::: Records for the task

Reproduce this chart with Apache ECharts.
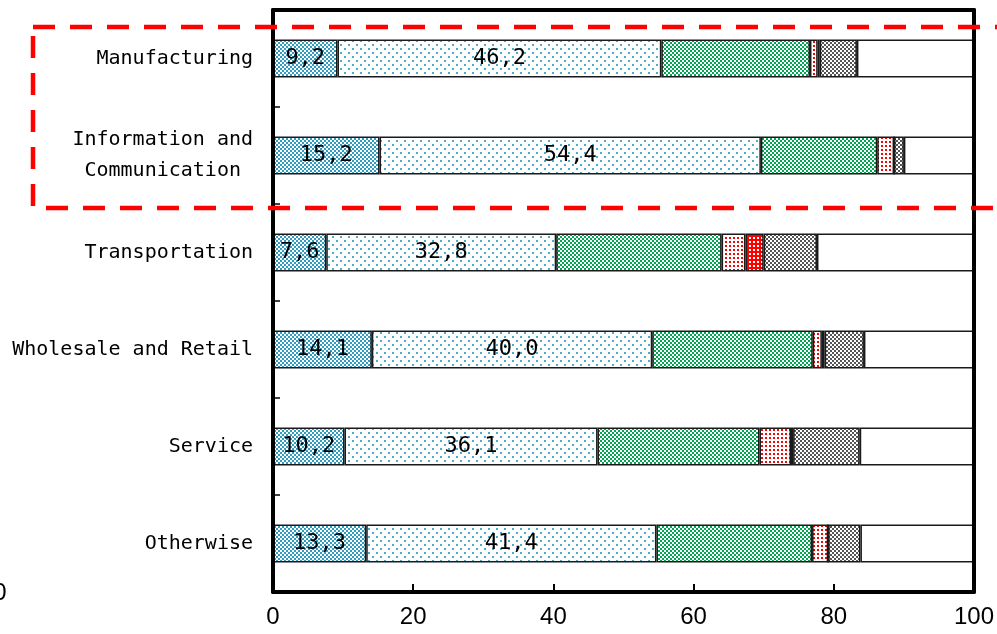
<!DOCTYPE html>
<html>
<head>
<meta charset="utf-8">
<script src="https://cdn.jsdelivr.net/npm/echarts@6/dist/echarts.min.js"></script>
<style>
  html, body { margin: 0; padding: 0; background: #fff; }
  #chart { width: 997px; height: 634px; }
</style>
</head>
<body>
<div id="chart"></div>
<script>
// Industry categories (top to bottom)
var categories = ['Manufacturing', 'Information and\nCommunication ', 'Transportation', 'Wholesale and Retail', 'Service', 'Otherwise'];

// Shares (%) per segment, left to right
var shareA = [9.2, 15.2, 7.6, 14.1, 10.2, 13.3];
var shareB = [46.2, 54.4, 32.8, 40.0, 36.1, 41.4];
var shareC = [21.2, 16.6, 23.6, 22.9, 23.1, 22.2];
var shareD = [1.1, 2.4, 3.4, 1.3, 4.5, 2.3];
var shareE = [0.3, 0, 2.6, 0.4, 0.3, 0];
var shareF = [5.3, 1.4, 7.6, 5.6, 9.5, 4.6];
var shareG = [16.7, 10.0, 22.4, 15.7, 16.3, 16.2];

var xTicks = [0, 20, 40, 60, 80, 100];

// Small tiled fill patterns
function tile(size, bg, fg, squares) {
  var c = document.createElement('canvas');
  c.width = size; c.height = size;
  var g = c.getContext('2d');
  g.fillStyle = bg; g.fillRect(0, 0, size, size);
  g.fillStyle = fg;
  squares.forEach(function (s) { g.fillRect(s[0], s[1], s[2], s[3]); });
  return { image: c, repeat: 'repeat' };
}
var checker = [[0, 0, 2, 2], [2, 2, 2, 2]];
var fills = [
  tile(4, '#ffffff', '#2f9cc0', checker),
  tile(8, '#ffffff', '#4aaecb', [[0, 0, 2, 2], [4, 4, 2, 2]]),
  tile(4, '#ffffff', '#00a651', checker),
  tile(4, '#ffffff', '#ff0000', [[1, 1, 2, 2]]),
  tile(4, '#ff0000', '#ffffff', [[1, 1, 2, 2]]),
  tile(4, '#ffffff', '#555555', checker),
  '#ffffff'
];
var allShares = [shareA, shareB, shareC, shareD, shareE, shareF, shareG];

var mono = 'DejaVu Sans Mono';

var series = allShares.map(function (vals, i) {
  return {
    type: 'bar',
    stack: 'total',
    barWidth: 38,
    data: vals,
    itemStyle: { color: fills[i], borderColor: '#1a1a1a', borderWidth: 1.5 },
    label: {
      show: i < 2,
      position: 'inside',
      color: '#000',
      fontFamily: mono,
      fontSize: 22,
      formatter: function (p) { return p.value.toFixed(1).replace('.', ','); }
    },
    emphasis: { disabled: true },
    animation: false
  };
});

var chart = echarts.init(document.getElementById('chart'), null, { renderer: 'canvas' });
chart.setOption({
  animation: false,
  grid: { left: 273, right: 23, top: 10, bottom: 42, containLabel: false },
  xAxis: [{
    type: 'value',
    min: xTicks[0], max: xTicks[xTicks.length - 1], interval: 20,
    position: 'bottom',
    axisLine: { show: true, onZero: false, lineStyle: { color: '#000', width: 4 } },
    axisTick: { show: true, inside: true, length: 8, lineStyle: { color: '#000', width: 2 } },
    axisLabel: { color: '#000', fontFamily: 'Liberation Sans', fontSize: 24, margin: 13 },
    splitLine: { show: false },
    z: 10
  }, {
    type: 'value', min: 0, max: 100, position: 'top',
    axisLine: { show: true, onZero: false, lineStyle: { color: '#000', width: 4 } },
    axisTick: { show: false }, axisLabel: { show: false }, splitLine: { show: false },
    z: 10
  }],
  yAxis: [{
    type: 'category',
    inverse: true,
    data: categories,
    axisLine: { show: true, onZero: false, lineStyle: { color: '#000', width: 4 } },
    axisTick: { show: true, inside: true, length: 7, lineStyle: { color: '#000', width: 1.5 } },
    axisLabel: { color: '#000', fontFamily: mono, fontSize: 20, lineHeight: 31, margin: 20, align: 'right' },
    z: 10
  }, {
    type: 'value', min: 0, max: 1, position: 'right',
    axisLine: { show: true, onZero: false, lineStyle: { color: '#000', width: 4 } },
    axisTick: { show: false }, axisLabel: { show: false }, splitLine: { show: false },
    z: 10
  }],
  series: series,
  graphic: [{
    type: 'rect',
    z: 100,
    shape: { x: 33, y: 27, width: 1000, height: 181 },
    style: { fill: 'none', stroke: '#ff0000', lineWidth: 4.5, lineDash: [22, 15] }
  }, {
    type: 'text',
    z: 100,
    x: 0, y: 593,
    style: { text: '0', fill: '#000', font: '24px Liberation Sans', align: 'center', verticalAlign: 'middle' }
  }]
});
</script>
</body>
</html>
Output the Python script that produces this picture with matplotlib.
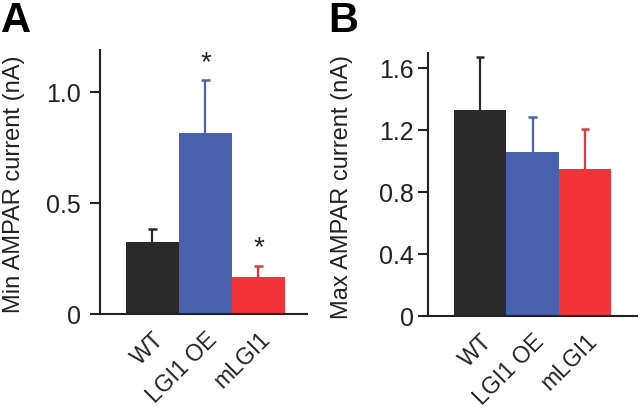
import numpy as np
import matplotlib.pyplot as plt

plt.rcParams['font.family'] = ['Liberation Sans', 'DejaVu Sans']

groups = ['WT', 'LGI1 OE', 'mLGI1']
colors = ['#2a2a2a', '#4a62ae', '#f23338']

min_mean = [0.324, 0.815, 0.167]
min_err = [0.059, 0.239, 0.049]
min_sig = [False, True, True]

max_mean = [1.329, 1.060, 0.950]
max_err = [0.348, 0.224, 0.260]

fig = plt.figure(figsize=(6.4, 4.11), dpi=100)
axA = fig.add_axes([100 / 640, 1 - 314 / 411, 207 / 640, 264 / 411])
axB = fig.add_axes([428 / 640, 1 - 316 / 411, 209 / 640, 263 / 411])


def draw(ax, means, errs, ylabel, ylim, xlim, yticks, ytlabels, pad, labx):
    x = np.arange(len(groups))
    means = np.array(means)
    errs = np.array(errs)
    ax.bar(x, means, width=1.0, color=colors, edgecolor='none', zorder=2)
    # upward-only error bars with caps, in the bar colour
    ax.vlines(x, means, means + errs, colors=colors, linewidth=1.6, zorder=1)
    ax.hlines(means + errs, x - 0.08, x + 0.08, colors=colors, linewidth=1.8,
              zorder=1)
    ax.set_xlim(*xlim)
    ax.set_ylim(*ylim)
    ax.set_yticks(yticks)
    ax.set_yticklabels(ytlabels)
    ax.set_xticks(x)
    ax.set_xticklabels(groups, rotation=45, ha='right', va='top',
                       rotation_mode='anchor')
    ax.tick_params(axis='x', length=0, pad=10, labelsize=16.5, colors='#222222')
    ax.tick_params(axis='y', length=7, width=1.5, pad=pad, labelsize=18,
                   colors='#222222')
    for s in ['top', 'right']:
        ax.spines[s].set_visible(False)
    for s in ['left', 'bottom']:
        ax.spines[s].set_linewidth(1.5)
        ax.spines[s].set_color('#222222')
    ax.set_ylabel(ylabel, fontsize=17, color='#222222', va='center')
    ax.yaxis.set_label_coords(labx, 0.49)


draw(axA, min_mean, min_err, 'Min AMPAR current (nA)', (0, 1.19),
     (-0.99, 2.915), [0, 0.5, 1.0], ['0', '0.5', '1.0'], 7, -0.415)
draw(axB, max_mean, max_err, 'Max AMPAR current (nA)', (0, 1.70),
     (-0.99, 2.99), [0, 0.4, 0.8, 1.2, 1.6], ['0', '0.4', '0.8', '1.2', '1.6'],
     3, -0.41)

for i, (m, e, s) in enumerate(zip(min_mean, min_err, min_sig)):
    if s:
        axA.text(i, m + e + 0.02, '*', ha='center', va='bottom', fontsize=20,
                 color='#222222')

fig.text(1 / 640, 1 - 1 / 411, 'A', fontsize=30, fontweight='bold',
         ha='left', va='top')
fig.text(328 / 640, 1 - 1 / 411, 'B', fontsize=30, fontweight='bold',
         ha='left', va='top')

fig.savefig('out.png', dpi=100)
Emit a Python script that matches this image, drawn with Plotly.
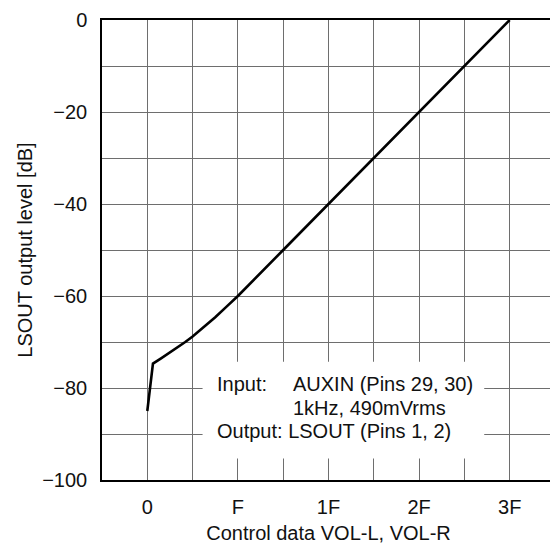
import plotly.graph_objects as go

# Control data position (8 steps per grid division) and output level in dB
control_steps = [0, 1, 2.5, 4, 5.5, 6.7, 8, 10, 12, 14, 16, 24, 32, 40, 48, 56, 64]
output_db = [-85, -74.7, -73.5, -72.3, -71.1, -70, -68.8, -66.8, -64.6, -62.3, -60,
             -50, -40, -30, -20, -10, 0]

x_tick_vals = [0, 16, 32, 48, 64]
x_tick_text = ["0", "F", "1F", "2F", "3F"]
y_tick_vals = [0, -20, -40, -60, -80, -100]

FONT = "Liberation Sans, Arial, sans-serif"
TXT = "#111111"
FS = 20

fig = go.Figure()
fig.add_trace(go.Scatter(
    x=control_steps, y=output_db, mode="lines",
    line=dict(color="black", width=2.6), showlegend=False, hoverinfo="skip",
))

grid_col = "#6e6e6e"
fig.update_xaxes(
    range=[-8, 72], tickmode="array", tickvals=x_tick_vals, ticktext=x_tick_text,
    showgrid=True, gridcolor=grid_col, gridwidth=1,
    minor=dict(tickmode="linear", tick0=-8, dtick=8, showgrid=True, gridcolor=grid_col, gridwidth=1),
    showline=True, linecolor="black", linewidth=1.5, mirror=True,
    ticks="", zeroline=False, ticklabelstandoff=8, ticklabeloverflow="allow",
    tickfont=dict(family=FONT, size=FS, color=TXT),
    title=dict(text="Control data VOL-L, VOL-R", font=dict(family=FONT, size=FS, color=TXT), standoff=9),
)
fig.update_yaxes(
    range=[-100, 0], tickmode="array", tickvals=y_tick_vals,
    showgrid=True, gridcolor=grid_col, gridwidth=1,
    minor=dict(tickmode="linear", tick0=0, dtick=10, showgrid=True, gridcolor=grid_col, gridwidth=1),
    showline=True, linecolor="black", linewidth=1.5, mirror=True,
    ticks="", zeroline=False, ticklabelstandoff=9, ticklabeloverflow="allow",
    tickfont=dict(family=FONT, size=FS, color=TXT),
    title=dict(text="LSOUT output level [dB]", font=dict(family=FONT, size=FS, color=TXT), standoff=4),
)

# white box behind the condition text
fig.add_shape(type="rect", xref="x", yref="y", x0=9.76, x1=59.5, y0=-95.3, y1=-74.3,
              fillcolor="white", line=dict(width=0), layer="above")

ann_font = dict(family=FONT, size=FS, color=TXT)
for x, y, t in [(11.87, -79.2, "Input:"), (25.35, -79.2, "AUXIN (Pins 29, 30)"),
                (25.35, -84.4, "1kHz, 490mVrms"), (11.87, -89.3, "Output: LSOUT (Pins 1, 2)")]:
    fig.add_annotation(x=x, y=y, xref="x", yref="y", text=t, showarrow=False,
                       xanchor="left", yanchor="middle", font=ann_font)

# page body adds an 8px offset, so the figure is 8px smaller than the window
fig.update_layout(
    width=550, height=546,
    margin=dict(l=94, r=1, t=5, b=74),
    paper_bgcolor="white", plot_bgcolor="white",
    font=dict(family=FONT, color=TXT),
)

fig.write_html("out.html")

::::::

- [Exercise details]: Start at the top of the entries and repeat each line exactly, ending at the line that contains "var xTicks = [0, 20, 40, 60, 80, 100];". Pictures are not part of the copy.

- [Task response]:
Reproduce this chart with Apache ECharts.
<!DOCTYPE html>
<html>
<head>
<meta charset="utf-8">
<script src="https://cdn.jsdelivr.net/npm/echarts@6/dist/echarts.min.js"></script>
<style>
  html, body { margin: 0; padding: 0; background: #fff; }
  #chart { width: 997px; height: 634px; }
</style>
</head>
<body>
<div id="chart"></div>
<script>
// Industry categories (top to bottom)
var categories = ['Manufacturing', 'Information and\nCommunication ', 'Transportation', 'Wholesale and Retail', 'Service', 'Otherwise'];

// Shares (%) per segment, left to right
var shareA = [9.2, 15.2, 7.6, 14.1, 10.2, 13.3];
var shareB = [46.2, 54.4, 32.8, 40.0, 36.1, 41.4];
var shareC = [21.2, 16.6, 23.6, 22.9, 23.1, 22.2];
var shareD = [1.1, 2.4, 3.4, 1.3, 4.5, 2.3];
var shareE = [0.3, 0, 2.6, 0.4, 0.3, 0];
var shareF = [5.3, 1.4, 7.6, 5.6, 9.5, 4.6];
var shareG = [16.7, 10.0, 22.4, 15.7, 16.3, 16.2];

var xTicks = [0, 20, 40, 60, 80, 100];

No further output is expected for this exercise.